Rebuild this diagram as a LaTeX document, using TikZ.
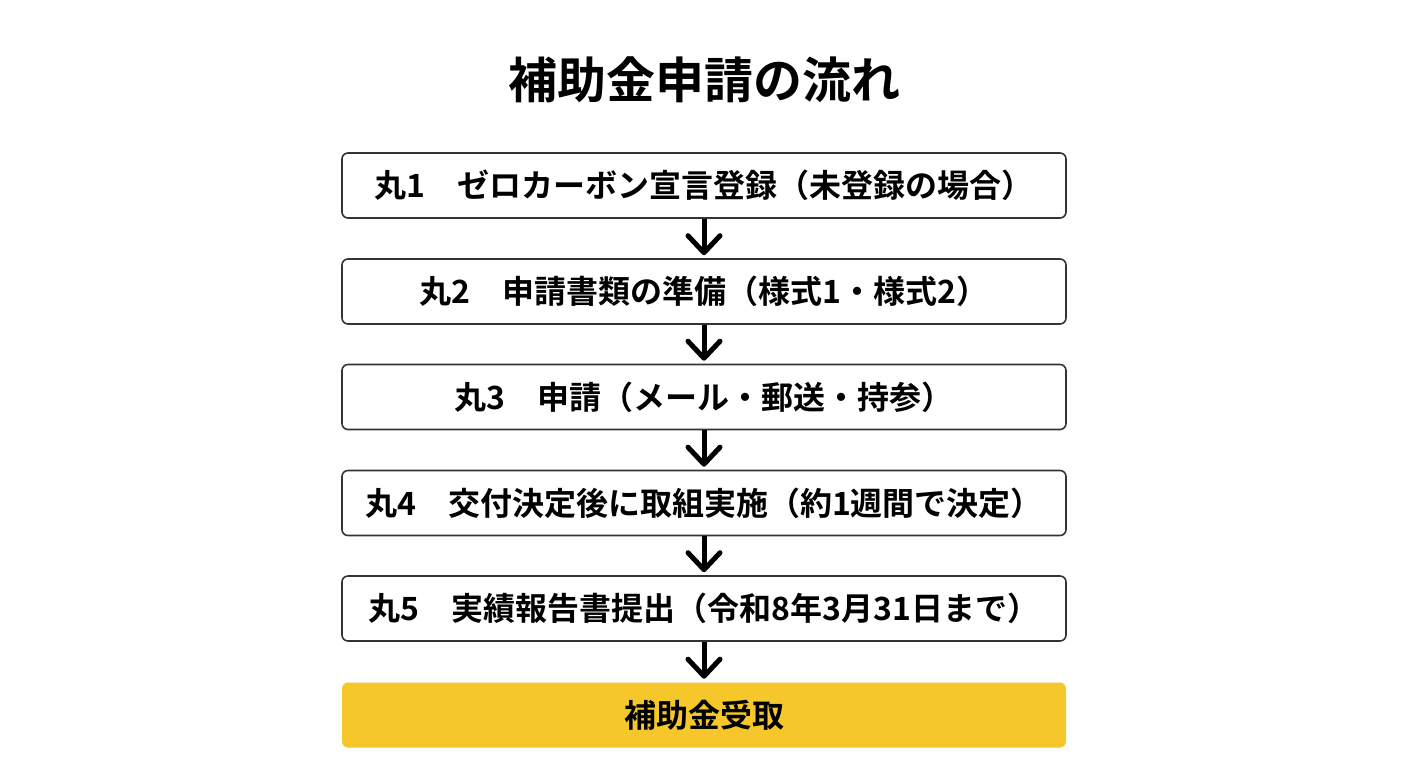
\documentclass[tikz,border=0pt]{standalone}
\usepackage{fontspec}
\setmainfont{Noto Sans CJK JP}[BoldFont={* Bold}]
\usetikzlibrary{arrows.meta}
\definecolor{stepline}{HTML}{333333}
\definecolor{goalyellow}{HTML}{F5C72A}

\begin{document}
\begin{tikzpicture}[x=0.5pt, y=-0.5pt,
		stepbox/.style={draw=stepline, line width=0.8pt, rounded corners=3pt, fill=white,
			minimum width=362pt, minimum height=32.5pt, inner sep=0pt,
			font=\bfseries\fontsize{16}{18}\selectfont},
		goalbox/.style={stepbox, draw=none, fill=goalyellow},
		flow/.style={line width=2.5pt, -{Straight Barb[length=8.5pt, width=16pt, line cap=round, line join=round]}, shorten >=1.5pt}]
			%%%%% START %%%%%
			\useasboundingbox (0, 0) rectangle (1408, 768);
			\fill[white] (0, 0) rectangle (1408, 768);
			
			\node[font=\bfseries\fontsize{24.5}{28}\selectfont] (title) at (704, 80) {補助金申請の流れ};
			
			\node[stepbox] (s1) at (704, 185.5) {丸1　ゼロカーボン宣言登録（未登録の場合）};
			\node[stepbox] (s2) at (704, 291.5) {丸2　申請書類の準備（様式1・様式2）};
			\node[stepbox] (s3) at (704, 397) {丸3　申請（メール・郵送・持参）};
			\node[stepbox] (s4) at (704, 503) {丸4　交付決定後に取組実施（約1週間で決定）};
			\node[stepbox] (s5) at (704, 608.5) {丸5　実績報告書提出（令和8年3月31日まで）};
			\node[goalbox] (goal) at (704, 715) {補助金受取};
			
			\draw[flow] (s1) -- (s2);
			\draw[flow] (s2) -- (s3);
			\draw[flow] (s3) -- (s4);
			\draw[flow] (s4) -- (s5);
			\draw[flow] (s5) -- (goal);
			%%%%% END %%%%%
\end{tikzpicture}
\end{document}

_What the exercise asks_
Replicate the material above verbatim; images stay out of the copy.

_Output_
Rebuild this diagram as a LaTeX document, using TikZ.
\documentclass[tikz,border=0pt]{standalone}
\usepackage{fontspec}
\setmainfont{Noto Sans CJK JP}[BoldFont={* Bold}]
\usetikzlibrary{arrows.meta}
\definecolor{stepline}{HTML}{333333}
\definecolor{goalyellow}{HTML}{F5C72A}

\begin{document}
\begin{tikzpicture}[x=0.5pt, y=-0.5pt,
		stepbox/.style={draw=stepline, line width=0.8pt, rounded corners=3pt, fill=white,
			minimum width=362pt, minimum height=32.5pt, inner sep=0pt,
			font=\bfseries\fontsize{16}{18}\selectfont},
		goalbox/.style={stepbox, draw=none, fill=goalyellow},
		flow/.style={line width=2.5pt, -{Straight Barb[length=8.5pt, width=16pt, line cap=round, line join=round]}, shorten >=1.5pt}]
			%%%%% START %%%%%
			\useasboundingbox (0, 0) rectangle (1408, 768);
			\fill[white] (0, 0) rectangle (1408, 768);
			
			\node[font=\bfseries\fontsize{24.5}{28}\selectfont] (title) at (704, 80) {補助金申請の流れ};
			
			\node[stepbox] (s1) at (704, 185.5) {丸1　ゼロカーボン宣言登録（未登録の場合）};
			\node[stepbox] (s2) at (704, 291.5) {丸2　申請書類の準備（様式1・様式2）};
			\node[stepbox] (s3) at (704, 397) {丸3　申請（メール・郵送・持参）};
			\node[stepbox] (s4) at (704, 503) {丸4　交付決定後に取組実施（約1週間で決定）};
			\node[stepbox] (s5) at (704, 608.5) {丸5　実績報告書提出（令和8年3月31日まで）};
			\node[goalbox] (goal) at (704, 715) {補助金受取};
			
			\draw[flow] (s1) -- (s2);
			\draw[flow] (s2) -- (s3);
			\draw[flow] (s3) -- (s4);
			\draw[flow] (s4) -- (s5);
			\draw[flow] (s5) -- (goal);
			%%%%% END %%%%%
\end{tikzpicture}
\end{document}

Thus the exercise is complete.